British-born computer specialist Phil White is facing a mortgagee sale on his luxurious Auckland apartment because he has not made full mortgage repayments.
He is pleading for Westpac's clemency, saying the bank will get far more money if it just waits before forcing the sale.
A Westpac spokesman said clients' financial circumstances were confidential and he could not talk about White's plight, but he indicated the bank did not act without a reason.
"We are always open to working with customers, but don't comment publicly on their personal circumstances," the spokesman said.
Correspondence provided by White shows residential loans management analyst Anjina Devi told him that as of May 29, he owed $11,340.70 on his loan account and he must file a proposal to resolve the situation.
The bank had put recovery action on hold to give him time to clear the outstanding defaults.
White was told he must meet his ongoing loan repayments, rates payments and insurance premium.
Westpac had already forwarded his file to solicitors Simpson Grierson to issue a notice for the defaults, Devi told him.

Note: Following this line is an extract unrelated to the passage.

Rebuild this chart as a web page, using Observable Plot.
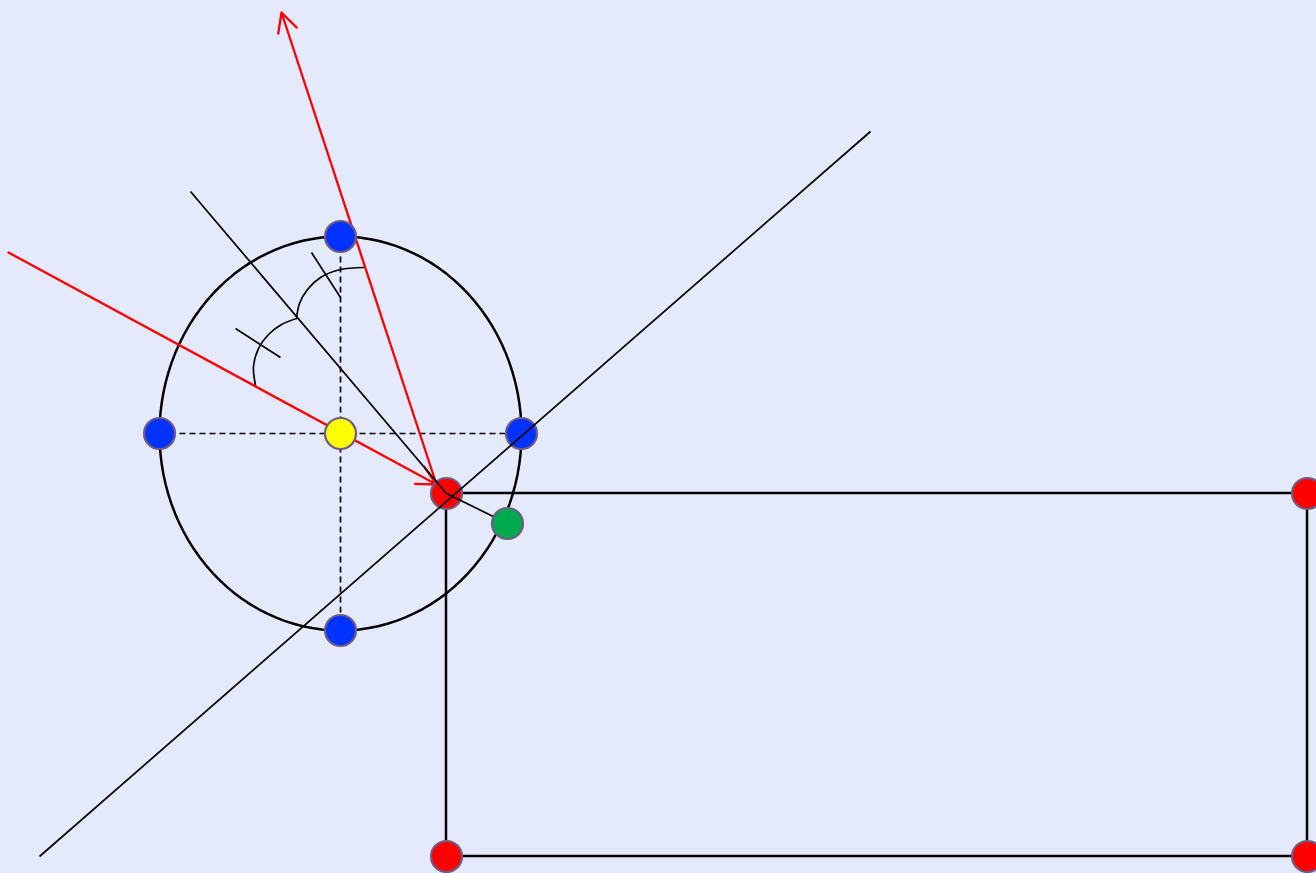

White said he paid $615,000 for the two-level apartment 707 on top of The Landings on the corner of Beach and Ronayne Sts in Quay Park near the old Auckland Railway Station. He borrowed $450,000 from Westpac.
Now, he says real estate agents are telling him he'd be lucky to recover $200,000 on the penthouse sale but he objects to Westpac's mortgagee move.
He had planned to live in Fiji during the winter and spend the hotter summers in his Auckland apartment but said he was denied New Zealand residency and so must rent out the apartment for $730 a week.
However, that does not cover the mortgage repayments. White said he was not earning so could pay no more to the bank than the rent.
White said he was forced to retire because he could not find work as a computer consultant and was living in Fiji in extremely humble circumstances.
Apartments in The Landings need extensive weathertightness repairs, he said.
Body corporate minutes from the April 11 AGM recorded an update from Bryan Easton of leaky building litigation specialists Grimshaw & Co, about legal proceedings and their chances of winning against Auckland Council and James Hardie.
The Landings also stands on leasehold land, rent-free for 15 years until landowner Ngati Whatua O Orakei Trust Board began charging about two years ago, resulting in many apartments in the area suffering huge value drops.
White wants publicity about his plight, and said he had sought help from many different quarters and had so far been unsuccessful.
But he is also upset about his property experience in New Zealand, saying he had owned properties elsewhere in the world and the Auckland experience was his worst.
"I bought the thing in good faith. I'm knackered by the leaky building thing which I knew nothing about," White said.
"I have no income. I'm retired and I live on someone else's land in a jungle in Fiji at the back of Pacific Harbour. I'm telling Westpac that if they sell it now, it's the worst thing they can do because they're not going to get what the property will be worth," he said.
"It has American oak, Italian marble floors, two underground carparks with a lock-up storage unit, air conditioning, a heat pump, video phone entry system."
A City Sales apartment auction five years ago saw Blue Chip investors quit a unit in The Landings for only $200,000, a sum said to be precisely half the $400,000 they had paid.
* Phil White owes Westpac $11,340.70.
* His luxury Auckland apartment could be sold.
* $615,000 unit might only fetch $200,000.